Newsgroups: comp.compilers

From: henry@zoo.toronto.edu (Henry Spencer)

Keywords: optimize, code, assembler

Organization: | U of Toronto Zoology |

References: | <9012111913.AA07310@cs-sun-fsa.cpsc.ucalgary.ca> <14692@goofy.megatest.UUCP> <28765@mimsy.umd.edu> |

Date: Sun, 30 Dec 90 00:55:07 GMT

In article <28765@mimsy.umd.edu> chris@mimsy.umd.edu (Chris Torek) writes:

*>a special optimization, the assembler will sometimes% use something called*

*>`branch tunneling'...*

Properly known as branch chaining; it's been around since at least the

Bliss-11 compiler.

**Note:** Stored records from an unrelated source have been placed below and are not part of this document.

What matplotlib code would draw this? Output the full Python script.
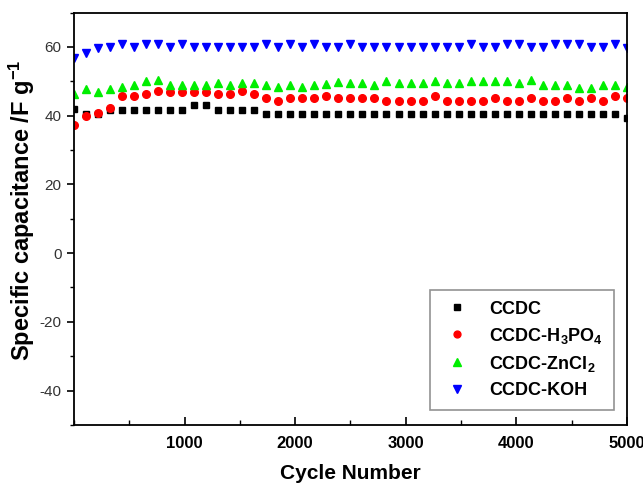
import numpy as np
import matplotlib.pyplot as plt
from matplotlib.ticker import MultipleLocator

plt.rcParams['font.family'] = ['Liberation Sans', 'DejaVu Sans']
plt.rcParams['axes.unicode_minus'] = False
plt.rcParams['mathtext.default'] = 'regular'

# cycle numbers (47 evenly spaced measurements over 5000 cycles)
cycles = np.linspace(0, 5000, 47)

ccdc = [41.8, 40.4, 40.4, 41.6, 41.6, 41.6, 41.6, 41.6, 41.6, 41.6, 43.1, 43.1, 41.6, 41.6, 41.6, 41.6,
        40.4, 40.4, 40.4, 40.4, 40.4, 40.4, 40.4, 40.4, 40.4, 40.4, 40.4, 40.4, 40.4, 40.4, 40.4,
        40.4, 40.4, 40.4, 40.4, 40.4, 40.4, 40.4, 40.4, 40.4, 40.4, 40.4, 40.4, 40.4, 40.4, 40.4, 39.4]
ccdc_h3po4 = [37.3, 39.9, 40.7, 42.1, 45.7, 45.7, 46.4, 47.2, 47.0, 47.0, 47.0, 47.0, 46.4, 46.4, 47.2, 46.2,
              45.0, 44.3, 45.0, 45.0, 45.0, 45.7, 45.0, 45.0, 45.0, 45.0, 44.3, 44.3, 44.3, 44.3, 45.7,
              44.3, 44.3, 44.3, 44.3, 45.0, 44.3, 44.3, 45.0, 44.3, 44.3, 45.0, 44.3, 45.0, 44.3, 45.7, 45.0]
ccdc_zncl2 = [46.2, 47.7, 47.0, 47.7, 48.3, 48.9, 50.1, 50.4, 48.9, 48.9, 48.9, 48.9, 49.4, 48.9, 49.6, 49.6,
              48.9, 48.2, 48.9, 48.3, 48.9, 49.1, 49.9, 49.6, 49.6, 48.9, 50.1, 49.6, 49.6, 49.6, 50.1,
              49.6, 49.6, 50.1, 50.1, 50.1, 50.1, 49.6, 50.4, 48.9, 48.9, 48.9, 48.0, 48.0, 48.9, 48.9, 48.3]
ccdc_koh = [56.7, 58.3, 59.8, 60.1, 60.8, 60.1, 60.8, 60.8, 60.1, 60.8, 60.1, 60.1, 60.1, 60.1, 60.1, 60.1,
            60.8, 60.1, 61.0, 60.1, 60.8, 60.1, 60.1, 61.0, 60.1, 60.1, 60.1, 60.1, 60.1, 60.1, 60.1,
            60.1, 60.1, 61.0, 60.1, 60.1, 61.0, 61.0, 60.1, 60.1, 61.0, 61.0, 61.0, 60.1, 60.1, 61.0, 59.8]

fig = plt.figure(figsize=(6.43, 4.84), dpi=100)
ax = fig.add_axes([0.115, 0.122, 0.86, 0.852])

ax.plot(cycles, ccdc, 's', color='black', markersize=5, linestyle='none', label='CCDC')
ax.plot(cycles, ccdc_h3po4, 'o', color='red', markersize=5.5, linestyle='none', label='CCDC-H$_3$PO$_4$')
ax.plot(cycles, ccdc_zncl2, '^', color='#00ee00', markersize=6, linestyle='none', label='CCDC-ZnCl$_2$')
ax.plot(cycles, ccdc_koh, 'v', color='blue', markersize=6, linestyle='none', label='CCDC-KOH')

ax.set_xlim(0, 5000)
ax.set_ylim(-50, 70)
ax.set_xticks([1000, 2000, 3000, 4000, 5000])
ax.xaxis.set_minor_locator(MultipleLocator(500))
ax.set_yticks([-40, -20, 0, 20, 40, 60])
ax.yaxis.set_minor_locator(MultipleLocator(10))

ax.tick_params(axis='x', which='both', direction='in', top=False, labelsize=12, pad=8)
ax.tick_params(axis='x', which='major', length=6, width=1.2)
ax.tick_params(axis='x', which='minor', length=3.5, width=1.0)
ax.tick_params(axis='y', which='both', direction='out', right=False, labelsize=11, labelcolor='#333333', pad=4)
ax.tick_params(axis='y', which='major', length=5, width=1.2)
ax.tick_params(axis='y', which='minor', length=3, width=1.0)
for lbl in ax.get_xticklabels():
    lbl.set_fontweight('bold')

for s in ax.spines.values():
    s.set_linewidth(1.3)

ax.set_xlabel('Cycle Number', fontsize=15, fontweight='bold', labelpad=9)
ax.set_ylabel('Specific capacitance /F g$^{-1}$', fontsize=17, fontweight='bold')
ax.yaxis.set_label_coords(-0.066, 0.52)

leg = ax.legend(loc='lower right', bbox_to_anchor=(0.993, 0.015), fancybox=False, edgecolor='#777777',
                prop={'weight': 'bold', 'size': 13}, handletextpad=0.9, borderpad=0.6,
                labelspacing=0.45, markerscale=0.9, handlelength=1.8)
leg.get_frame().set_linewidth(1.2)

plt.savefig('out.png')
plt.close()
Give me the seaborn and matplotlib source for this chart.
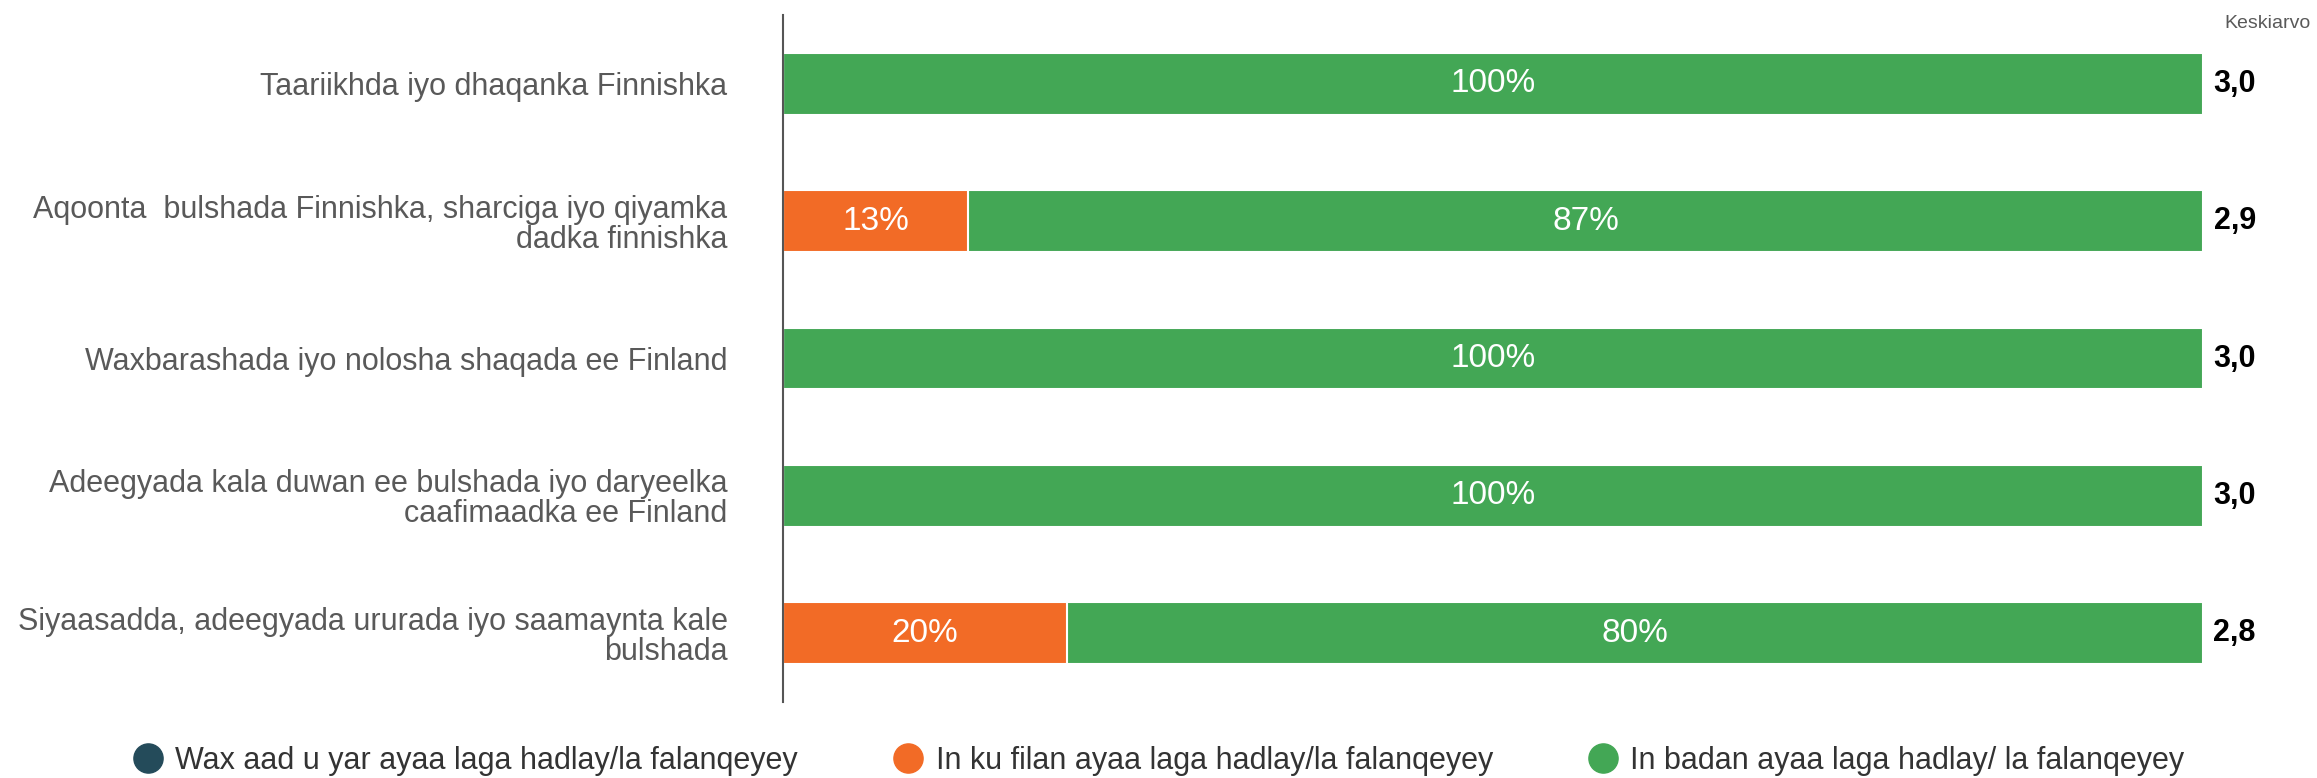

It wins on code size but typically loses on speed,

especially on modern machines where extra pipeline breaks really hurt.

Our moderator writes:

*>[... I wrote the original AIX assembler for the RT PC, another machine with*

*>span-dependent jumps, by mutating the System III Vax assembler. The code to*

*>do span-dependent jumps was pretty straightforward, in pass 1 it assumed*

*>they'd all be the long form and made a table of all of them, then between*

*>passes 1 and 2 iterated over that table looking for branches that could be*

*>converted to the short form...*

General comment: this is theoretically the wrong approach, since there are

sequences where the decisions interact so that branch X can be short only

if branch Y is also short, and a one-at-a-time algorithm that starts with

all of them long won't shorten them.

In practice, almost all branches are short and *any* reasonable algorithm

will work well enough. Things like iterative scanning of tables are

overkill; a simple FIFO buffer in the output stage, with branches made

long if if they are pushed out the end before their target is known,

will get almost all of them.

--

Henry Spencer at U of Toronto Zoology, henry@zoo.toronto.edu utzoo!henry

[It's true, the scheme that I used in the AIX assembler won't produce optimal

results, but since the code already was there and worked, I went with the

flow. On the other hand, perfect branch optimization is NP complete so

barring major positive news in the P=NP department, any perfect method is

very slow. A paper by Tom Szymanski in the CACM ten or so years ago tells

more than you'd ever want to know about the topic, I can dig up the reference

if there's interest. -John]